THE Federal Ministry for Digital Affairs and Transport (BMDV) has announced that the German cabinet has allocated €12.5bn to rail from the Climate and Transformation Fund (KTF), giving priority to this climate-friendly mode of transport.

BMDV says that the KTF is intended to help meet the challenges of reducing emissions while keeping people and goods moving, and at the same time ensure that Germany remains competitive in the field of climate-neutral motive power technology and fuels.

The ministry says that rail has been neglected considerably in the past decades, leading to “an immense investment backlog” that will require additional funding of up to €45bn by 2027 to clear.

In the draft 2024 budget and financial planning for the period up to 2027, BMDV has already earmarked an additional €11.5bn for rail, funded by receipts from the CO2 surcharge on heavy goods vehicles.

The KTF will now provide an additional €12.5bn, with German Rail (DB) making its own contribution of €3bn financed by a loan which it will raise on the capital markets.

BMDV says it also considering whether additional funding to reduce the infrastructure investment backlog can be made available to DB via an increase in the company’s equity.

In 2019 the federal government adopted a policy of increasing DB’s equity by €1.12bn a year up to 2024 to fund “basic rail infrastructure and digitisation measures.”

The government will soon hold talks with the European Commission (EC) to determine if additional funding can be provided through further equity measures.

BMDV says it will do all that it can to continue the major increase in rail investment over the coming years, as demonstrated by the coalition government’s decision in March to make up to €45bn in additional funding available by 2027.

“We are investing more than ever before in the infrastructure and thus in the future viability of our country,” BMDV says.

“The challenges facing this federal government are great and the resources are limited. Against this background, we are deliberately prioritising the railways in order to finally advance and modernise this important mode of transport.”

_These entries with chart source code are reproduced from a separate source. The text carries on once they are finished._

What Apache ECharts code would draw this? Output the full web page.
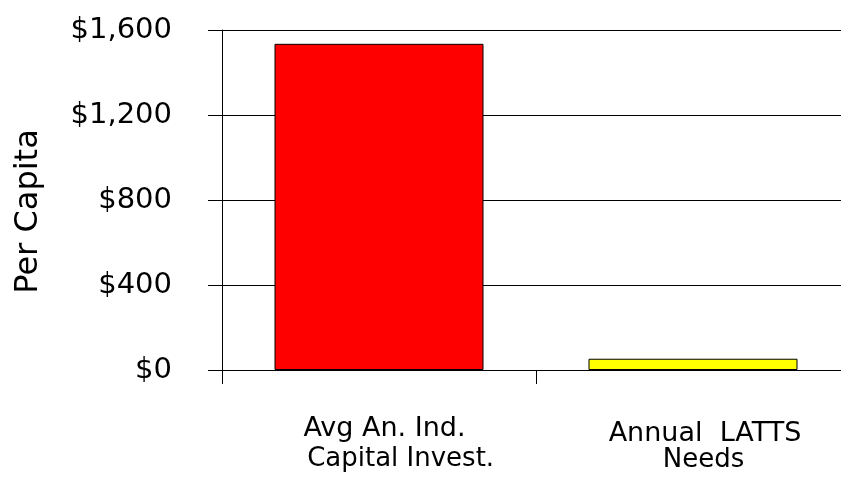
<!DOCTYPE html>
<html>
<head>
<meta charset="utf-8">
<script src="https://cdn.jsdelivr.net/npm/echarts@6/dist/echarts.min.js"></script>
<style>
  html, body { margin: 0; padding: 0; background: #fff; }
  #chart { width: 841px; height: 485px; }
</style>
</head>
<body>
<div id="chart"></div>
<script>
// Per-capita comparison: average annual industry capital investment vs. annual LATTS needs
const categories = ['Avg An. Ind.\n Capital Invest.', 'Annual  LATTS\nNeeds'];
const perCapita = [1535, 53];
const barColors = ['#ff0000', '#ffff00'];
const yTicks = { min: 0, max: 1600, interval: 400 };

const FONT = 'DejaVu Sans';

// per-line text styles for the two category labels (line spacing and nudges)
const labelLines = [
  [{ lineHeight: 30, fontSize: 27, padding: [0, 0, 0, 11] }, { lineHeight: 30, fontSize: 26, padding: [0, 0, 0, 35] }],
  [{ lineHeight: 40, fontSize: 27, padding: [0, 0, 0, 24] }, { lineHeight: 12, fontSize: 26, padding: [0, 0, 0, 21] }]
];
const rich = {};
labelLines.forEach((lines, ci) => {
  lines.forEach((st, li) => {
    rich['c' + ci + 'l' + li] = Object.assign({ fontFamily: FONT, color: '#000' }, st);
  });
});

function money(v) {
  return '$' + String(v).replace(/\B(?=(\d{3})+(?!\d))/g, ',');
}

const chart = echarts.init(document.getElementById('chart'), null, { renderer: 'canvas' });
chart.setOption({
  animation: false,
  backgroundColor: '#fff',
  grid: { left: 222, top: 30, bottom: 115, right: -9, containLabel: false, outerBoundsMode: 'none' },
  xAxis: {
    type: 'category',
    data: categories,
    boundaryGap: true,
    axisLine: { show: true, lineStyle: { color: '#000', width: 1 } },
    axisTick: { show: true, length: 14, alignWithLabel: false, lineStyle: { color: '#000', width: 1 } },
    axisLabel: {
      margin: 44,
      interval: 0,
      fontFamily: FONT,
      fontSize: 25,
      color: '#000',
      formatter: function (value, idx) {
        return value.split('\n').map((ln, li) => '{c' + idx + 'l' + li + '|' + ln + '}').join('\n');
      },
      rich: rich
    },
    splitLine: { show: false }
  },
  yAxis: {
    type: 'value',
    min: yTicks.min,
    max: yTicks.max,
    interval: yTicks.interval,
    name: 'Per Capita',
    nameLocation: 'middle',
    nameRotate: 90,
    nameGap: 177,
    nameTextStyle: { fontFamily: FONT, fontSize: 32, color: '#000', padding: [0, 23, 0, 0] },
    axisLine: { show: true, lineStyle: { color: '#000', width: 1 } },
    axisTick: { show: true, length: 14, inside: false, lineStyle: { color: '#000', width: 1 } },
    axisLabel: {
      margin: 50,
      fontFamily: FONT,
      fontSize: 29,
      color: '#000',
      formatter: money
    },
    splitLine: { show: true, lineStyle: { color: '#000', width: 1 } }
  },
  series: [{
    type: 'bar',
    barWidth: 209,
    data: perCapita.map((v, i) => ({
      value: v,
      itemStyle: { color: barColors[i], borderColor: '#000', borderWidth: 1 }
    })),
    label: { show: false }
  }]
});
</script>
</body>
</html>
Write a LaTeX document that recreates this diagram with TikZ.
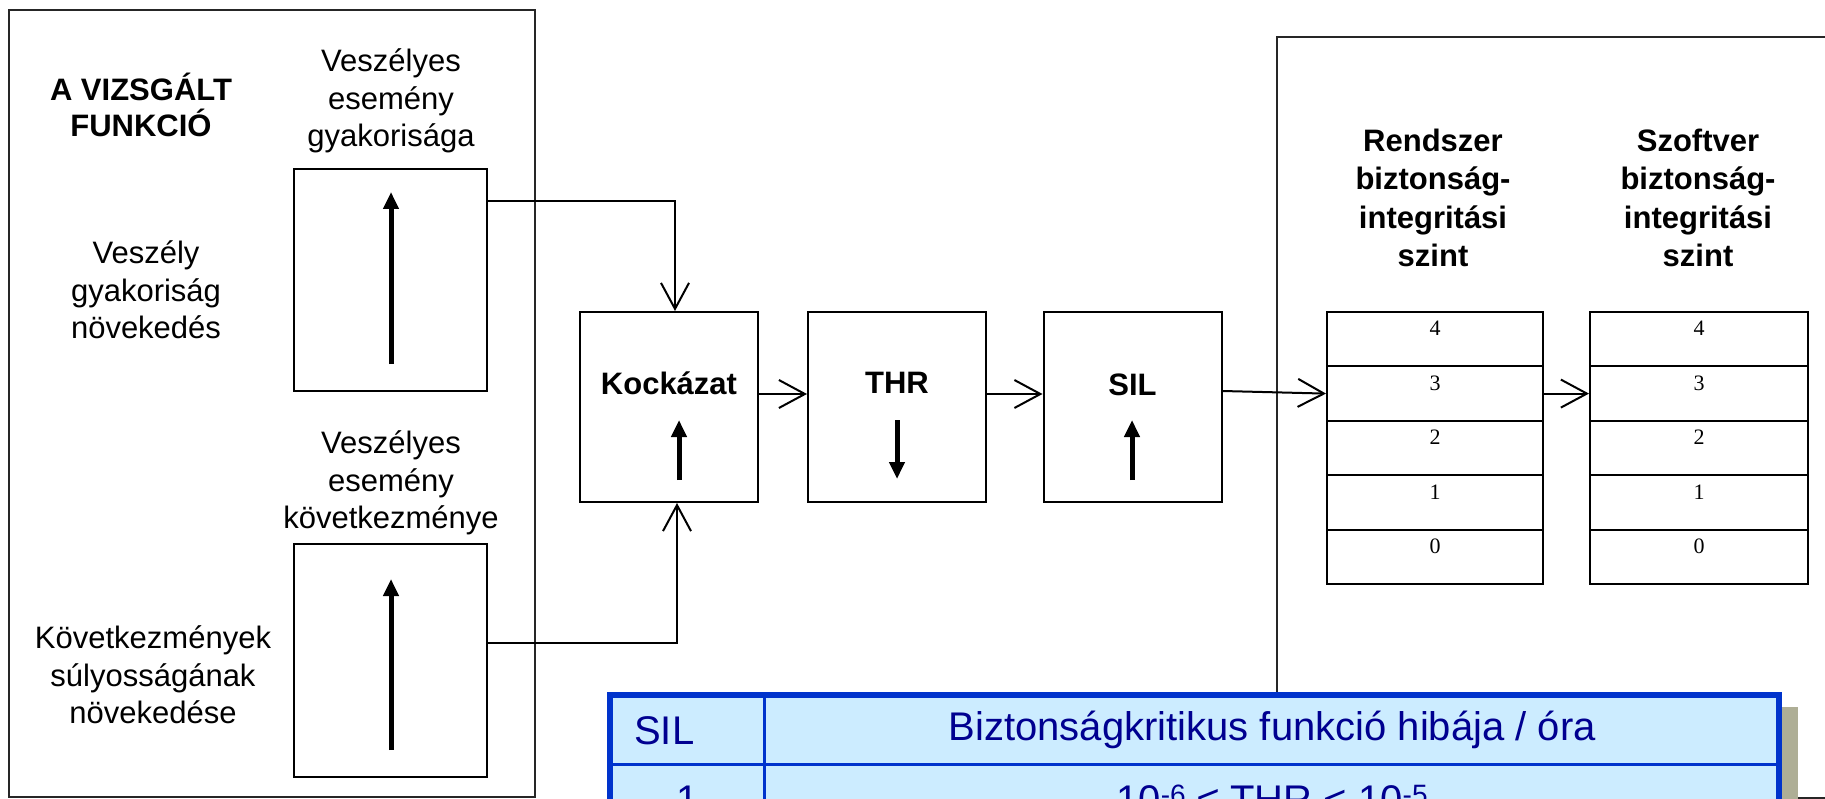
\documentclass[tikz,border=0pt]{standalone}
\usepackage{fontspec}
\setmainfont{Liberation Sans}
\newfontfamily\numfont{Liberation Serif}
\usetikzlibrary{calc}
\usetikzlibrary{arrows.meta}
\usepackage{xcolor}
\definecolor{silblue}{HTML}{0033CC}
\definecolor{silfill}{HTML}{CCECFF}
\definecolor{silink}{HTML}{000090}
\definecolor{silshadow}{HTML}{AEAE96}

\begin{document}
\begin{tikzpicture}[x=1pt,y=-1pt,
  panel/.style={draw=black!85,line width=2pt},
  blk/.style={draw,line width=2pt,minimum width=178pt,minimum height=190pt,inner sep=0pt},
  inbox/.style={draw,line width=2pt,minimum width=193pt,inner sep=0pt},
  txt/.style={align=center,font=\fontsize{31}{37.5}\selectfont},
  btxt/.style={align=center,font=\fontsize{31}{38.5}\selectfont\bfseries},
  flow/.style={line width=2pt,-{Straight Barb[length=26pt,width=28pt]}},
  trend/.style={line width=5pt,-{Triangle[length=17pt,width=15pt]}},
  cell/.style={draw,line width=2pt,minimum height=54.4pt,anchor=north west,inner sep=0pt},
  digit/.style={font=\numfont\fontsize{22}{22}\selectfont,inner sep=0pt},
  tcell/.style={draw=silblue,fill=silfill,line width=2.5pt,anchor=north west,inner sep=0pt,text=silink,font=\fontsize{40}{40}\selectfont}]
\useasboundingbox (0,0) rectangle (1825,799);
\clip (0,0) rectangle (1825,799);

\draw[panel] (9,10) rectangle (535,797);
\node[btxt,font=\fontsize{31}{36}\selectfont\bfseries] (funchead) at (141,105) {A VIZSGÁLT\\FUNKCIÓ};
\node[txt] (freqhead) at (391,101) {Veszélyes\\esemény\\gyakorisága};
\node[inbox,minimum height=222pt] (freq) at (390.5,280) {};
\draw[trend] (391,364) -- (391,192);
\node[txt] (freqrise) at (146,290) {Veszély\\gyakoriság\\növekedés};
\node[txt] (conshead) at (391,483) {Veszélyes\\esemény\\következménye};
\node[inbox,minimum height=233pt] (cons) at (390.5,660.5) {};
\draw[trend] (391,750) -- (391,579);
\node[txt] (consrise) at (153,675) {Következmények\\súlyosságának\\növekedése};

\node[blk] (risk) at (669,407) {};
\node[blk] (thr) at (897,407) {};
\node[blk] (sil) at (1132.5,407) {};
\node[btxt] (risktxt) at (669,383) {Kockázat};
\node[btxt] (thrtxt) at (897,383) {THR};
\node[btxt] (siltxt) at (1132.5,385) {SIL};
\draw[trend] (679,480) -- (679,420);
\draw[trend] (897,420) -- (897,479);
\draw[trend] (1132,480) -- (1132,420);

\coordinate (topin) at (0,201);
\coordinate (botin) at (0,643);
\coordinate (flowline) at (0,394);
\coordinate (silout) at (0,391);
\draw[flow] (freq.east |- topin) -| ([xshift=6pt]risk.north);
\draw[flow] (cons.east |- botin) -| ([xshift=8pt]risk.south);
\draw[flow] (risk.east |- flowline) -- (thr.west |- flowline);
\draw[flow] (thr.east |- flowline) -- (sil.west |- flowline);

\draw[panel,line width=1.5pt] (1277,37) rectangle (1840,798);
\node[btxt] (syshead) at (1433,198) {Rendszer\\biztonság-\\integritási\\szint};
\node[btxt] (swhead) at (1698,198) {Szoftver\\biztonság-\\integritási\\szint};
\foreach \lv in {0,...,4} {
  \node[cell,minimum width=216pt] (sys\lv) at (1326,{311+(4-\lv)*54.4}) {};
  \node[digit] (sysn\lv) at ([yshift=10.5pt]sys\lv.center) {\lv};
  \node[cell,minimum width=218pt] (sw\lv) at (1589,{311+(4-\lv)*54.4}) {};
  \node[digit] (swn\lv) at ([yshift=10.5pt]sw\lv.center) {\lv};
}
\draw[flow] (sil.east |- silout) -- (sys3.west);
\draw[flow] (sys3.east) -- (sw3.west);

\fill[silshadow] (626,707) rectangle (1798,900);
\node[tcell,minimum height=68pt,text width=107pt,align=left,inner xsep=23pt] (silcol) at (610,695) {SIL};
\node[tcell,minimum height=68pt,minimum width=1016pt] (errcol) at (763,695) {Biztonságkritikus funkció hibája / óra};
\node[tcell,minimum height=71pt,minimum width=153pt] (silone) at (610,763) {1};
\node[tcell,minimum height=71pt,minimum width=1016pt] (throne) at (763,763) {10\textsuperscript{-6} ≤ THR < 10\textsuperscript{-5}};
\draw[silblue,line width=6pt] (610,695) rectangle (1779,900);
\end{tikzpicture}
\end{document}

According to federal transport minister, Dr Volker Wissing, this “massive” financial package would move rail to its rightful position at the centre of a modern and sustainable transport network.

“An efficient, reliable, modern, digitised rail network is a prerequisite for freight transport to be reliable and punctual, and for people to enjoy travelling by train,” he says.

“The Deutschlandticket also needs an efficient network in order to be able to deliver its full potential.

“In September we will invite the railway and construction industry to discuss together how we can use this record funding in the most efficient manner in order to quickly achieve noticeable improvements for passengers and freight customers.”

In response, Mofair, the association representing German private passenger operators, says that the announcement “raises more questions than it answers,” pointing to the remaining funding shortfall of €18bn.

“We are still a long way from the €45bn undisputedly required by 2027,” says Mofair managing director, Mr Matthias Stoffregen. “So how and where will the remaining funds come from?”

According to Stoffregen, “even more irritating” is the announcement that DB will make its own contribution of €3bn by raising a loan on the capital markets and increasing its debt burden.

“Has every debt ceiling of the DB Group, which could have accumulated debts of around €40bn by the end of 2023 anyway, been abolished in the meantime?" he asks.

Mofair says that appropriate funding is needed to tackle the infrastructure investment backlog and provide urgently-needed additional capacity, but that this programme must be carried out with full transparency.

“The fact that the financing is now being divided between so many pots and shadow budgets does not promise any transparency and also suggests that the real financial requirements are still not in everyone's minds, or at least not enforceable,” Mofair says.

“Using crutches such as additional debt for the DB Group does not bode well for the project. Honest and transparent financing via the regular federal budget would be more effective. The remaining financing gap of €18bn must be closed.”

Mofair also says that DB must ensure that the €3bn it raises on the capital markets is allocated “clearly and transparently” to rail infrastructure, and is not lost in the company’s total debt of more than €36bn.

It says that the funding provided by the additional increases in DB equity, as planned by BMDV, should only be made available to the future infrastructure manager. This funding should not distort competition in favour of DB’s operating businesses.

“The equity increases must not drive up track access charges, which are already the most expensive in Europe for long-distance traffic,” says Mofair, pointing out that the modal shift required to deliver climate change objective will only be possible if rail is competitive.